Written task ▸ Omit any picture, and return the remaining data exactly as written.
— START —
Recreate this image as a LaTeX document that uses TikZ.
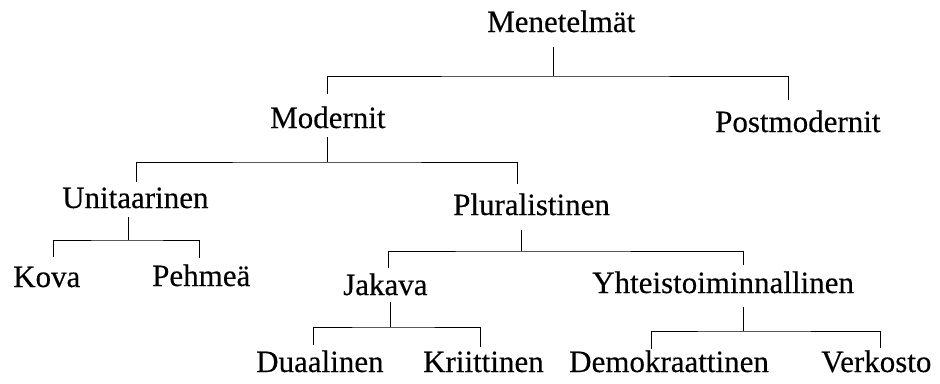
\documentclass[tikz,border=0pt]{standalone}
\usepackage{fontspec}
\setmainfont{Liberation Serif}[FakeBold=0.3]
\begin{document}
\begin{tikzpicture}[x=1pt,y=-1pt,
  term/.style={anchor=base west,inner sep=0pt,font=\fontsize{31}{31}\selectfont},
  branch/.style={draw=black,line width=1pt}]
\useasboundingbox (0,0) rectangle (940,383);

% labels of the classification tree
\node[term] (men)  at (487,32)  {Menetelmät};
\node[term] (mod)  at (270,128) {Modernit};
\node[term] (post) at (715,132) {Postmodernit};
\node[term] (uni)  at (62,208)  {Unitaarinen};
\node[term] (plu)  at (453,215) {Pluralistinen};
\node[term] (kova) at (13,287)  {Kova};
\node[term] (peh)  at (152,286) {Pehmeä};
\node[term] (jak)  at (343,295) {Jakava};
\node[term] (yht)  at (592,293) {Yhteistoiminnallinen};
\node[term] (dua)  at (256,372) {Duaalinen};
\node[term] (kri)  at (423,372) {Kriittinen};
\node[term] (dem)  at (569,372) {Demokraattinen};
\node[term] (ver)  at (821,372) {Verkosto};

% stems below each parent and their branching bars
\coordinate (menS) at (553,47);  \coordinate (menB) at (553,76);
\coordinate (modS) at (327,137); \coordinate (modB) at (327,162);
\coordinate (uniS) at (128,217); \coordinate (uniB) at (128,240);
\coordinate (pluS) at (521,230); \coordinate (pluB) at (521,251);
\coordinate (jakS) at (390,302); \coordinate (jakB) at (390,327);
\coordinate (yhtS) at (743,307); \coordinate (yhtB) at (743,331);

% upper ends of the drops above each child
\coordinate (modT)  at (327,94);
\coordinate (postT) at (788,100);
\coordinate (uniT)  at (136,182);
\coordinate (pluT)  at (517,184);
\coordinate (kovaT) at (53,257);
\coordinate (pehT)  at (199,258);
\coordinate (jakT)  at (388,268);
\coordinate (yhtT)  at (743,265);
\coordinate (duaT)  at (313,345);
\coordinate (kriT)  at (480,347);
\coordinate (demT)  at (651,349);
\coordinate (verT)  at (880,348);

\draw[branch] (menS) -- (menB);
\draw[branch] (modT) |- (menB) -| (postT);

\draw[branch] (modS) -- (modB);
\draw[branch] (uniT) |- (modB) -| (pluT);

\draw[branch] (uniS) -- (uniB);
\draw[branch] (kovaT) |- (uniB) -| (pehT);

\draw[branch] (pluS) -- (pluB);
\draw[branch] (jakT) |- (pluB) -| (yhtT);

\draw[branch] (jakS) -- (jakB);
\draw[branch] (duaT) |- (jakB) -| (kriT);

\draw[branch] (yhtS) -- (yhtB);
\draw[branch] (demT) |- (yhtB) -| (verT);
\end{tikzpicture}
\end{document}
— END —
Task result ▸
Recreate this image as a LaTeX document that uses TikZ.
\documentclass[tikz,border=0pt]{standalone}
\usepackage{fontspec}
\setmainfont{Liberation Serif}[FakeBold=0.3]
\begin{document}
\begin{tikzpicture}[x=1pt,y=-1pt,
  term/.style={anchor=base west,inner sep=0pt,font=\fontsize{31}{31}\selectfont},
  branch/.style={draw=black,line width=1pt}]
\useasboundingbox (0,0) rectangle (940,383);

% labels of the classification tree
\node[term] (men)  at (487,32)  {Menetelmät};
\node[term] (mod)  at (270,128) {Modernit};
\node[term] (post) at (715,132) {Postmodernit};
\node[term] (uni)  at (62,208)  {Unitaarinen};
\node[term] (plu)  at (453,215) {Pluralistinen};
\node[term] (kova) at (13,287)  {Kova};
\node[term] (peh)  at (152,286) {Pehmeä};
\node[term] (jak)  at (343,295) {Jakava};
\node[term] (yht)  at (592,293) {Yhteistoiminnallinen};
\node[term] (dua)  at (256,372) {Duaalinen};
\node[term] (kri)  at (423,372) {Kriittinen};
\node[term] (dem)  at (569,372) {Demokraattinen};
\node[term] (ver)  at (821,372) {Verkosto};

% stems below each parent and their branching bars
\coordinate (menS) at (553,47);  \coordinate (menB) at (553,76);
\coordinate (modS) at (327,137); \coordinate (modB) at (327,162);
\coordinate (uniS) at (128,217); \coordinate (uniB) at (128,240);
\coordinate (pluS) at (521,230); \coordinate (pluB) at (521,251);
\coordinate (jakS) at (390,302); \coordinate (jakB) at (390,327);
\coordinate (yhtS) at (743,307); \coordinate (yhtB) at (743,331);

% upper ends of the drops above each child
\coordinate (modT)  at (327,94);
\coordinate (postT) at (788,100);
\coordinate (uniT)  at (136,182);
\coordinate (pluT)  at (517,184);
\coordinate (kovaT) at (53,257);
\coordinate (pehT)  at (199,258);
\coordinate (jakT)  at (388,268);
\coordinate (yhtT)  at (743,265);
\coordinate (duaT)  at (313,345);
\coordinate (kriT)  at (480,347);
\coordinate (demT)  at (651,349);
\coordinate (verT)  at (880,348);

\draw[branch] (menS) -- (menB);
\draw[branch] (modT) |- (menB) -| (postT);

\draw[branch] (modS) -- (modB);
\draw[branch] (uniT) |- (modB) -| (pluT);

\draw[branch] (uniS) -- (uniB);
\draw[branch] (kovaT) |- (uniB) -| (pehT);

\draw[branch] (pluS) -- (pluB);
\draw[branch] (jakT) |- (pluB) -| (yhtT);

\draw[branch] (jakS) -- (jakB);
\draw[branch] (duaT) |- (jakB) -| (kriT);

\draw[branch] (yhtS) -- (yhtB);
\draw[branch] (demT) |- (yhtB) -| (verT);
\end{tikzpicture}
\end{document}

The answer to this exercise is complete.